Towns and cities were shaped by both landscape and human factors. Wellington’s colonists made their homes along narrow harbour terraces before moving up encircling hills and valleys; Christchurch grew concentrically over a plain. Common to almost all towns was a grid plan for streets. The grid was applied regardless of topography, often resulting in steep streets and sudden endings.
Grid is good
Towns were almost universally laid out in a grid pattern. The grid has since been criticised for creating streets that ignored the lay of the land – Wellington, with its hilly topography, is a good example. But the grid had the huge advantage of being easily subdivisible. A rectangular plot could be cut exactly in two by drawing a line down the middle. Speculators could minimise survey fees.
The grid also shaped a town’s functions. Commercial hubs were located at a grid’s centre or stretched along a main street to attract passing trade. Housing, industry, sports grounds and green spaces filled in the rest.
Progress and individuality
At first towns appeared more like villages. Most had simple wooden or cob cottages and shops scattered around a harbour or within a forest clearing. Gradually they took on more shape: streets were formed, waterfronts reclaimed, and empty plots filled. Rather than creating streetscapes of a single design and scale, main streets were a hotchpotch of different building styles and heights, reflecting a cultural inclination for individuality. The same was true for housing. Even houses of a common type or style – such as the cottage or villa – had different architectural treatments or decorations.
The desire for individual space – and an ample supply of land – also quickly set the suburban pattern of towns. Early suburbs like Wellington’s Thorndon and Auckland’s Parnell were characterised by single houses on individual (if sometimes small) allotments. Tenement and terrace housing was practically unknown. Housing designs and styles were to come and go, but the suburban pattern remained unchanged.
Before trams and buses, most city dwellers lived within walking distance of work. Social classes lived in close proximity to one another – the rich in roomy villas on prominent sites, the poor in cramped cottages on lesser streets nearby. As cities grew and better public transport encouraged suburban growth, social differentiation increased. In Christchurch, the southern suburbs of Sydenham and Addington became strongly working-class, while the northern suburbs of Merivale and Fendalton became more middle- to upper-class. Even so, no suburb consisted of a single social class.

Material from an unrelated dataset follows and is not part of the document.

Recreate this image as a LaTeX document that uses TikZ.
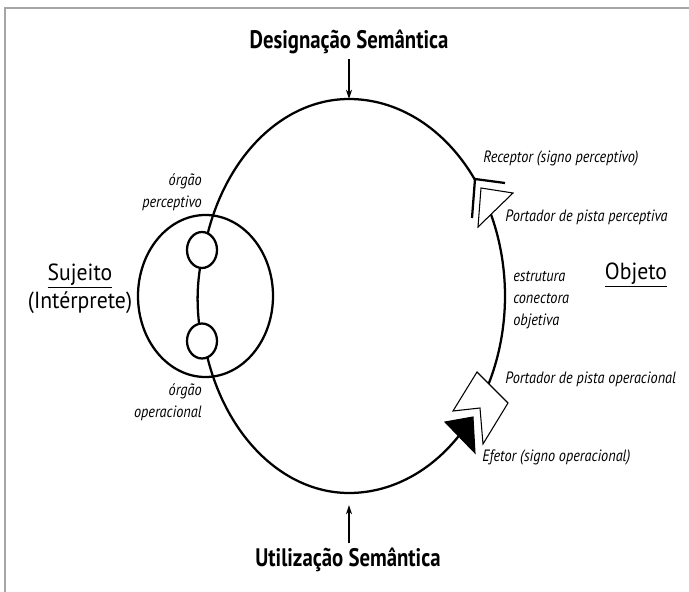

Colonial cities were functionally mixed. Dwellings could be next to noisy and smelly slaughterhouses or workshops. A desire to prevent such arrangements led to the functional zoning of cities from the 1950s. Industries were banned from residential areas and it became unlawful to work from home. The rigidity of zoning led to a 1990s backlash, after which regulations were eased.
During the 1980s Wellington architect Ian Athfield unlawfully turned part of his suburban home into a workplace. The city council regularly sent out inspectors to try and catch him out. But Athfield had a council mole who rang ahead to warn of impending visits, allowing him to clear out his staff before the official arrived.
The largest influence on the shape of later 20th-century cities was the car. After 1945 new car-based suburbs mushroomed on the edges of cities, interconnected by an ever-expanding system of highways and motorways. Cars provided a sense of freedom. They made it easier to get to work, pursue leisure activities, and foster cross-town social networks. Cars were also important status symbols. By the 1970s many households had two or more.
Car-driven growth had shortcomings. Vehicle emissions damaged the environment and affected people’s health. Some new suburbs lacked public transport, restricting those without a car – usually the poor. With ever more cars on the roads, traffic congestion in Auckland became endemic. The cost of providing streets, energy, water and other services to a widening band of suburbs became burdensome. For many, this pattern of growth had become unsustainable.
From the early 2000s city authorities tried to reduce people’s reliance on cars by boosting public transport and encouraging greater-density housing along major bus and train routes. In the future the suburban shape of cities will be punctuated with zones of high- and medium-rise apartments and town houses.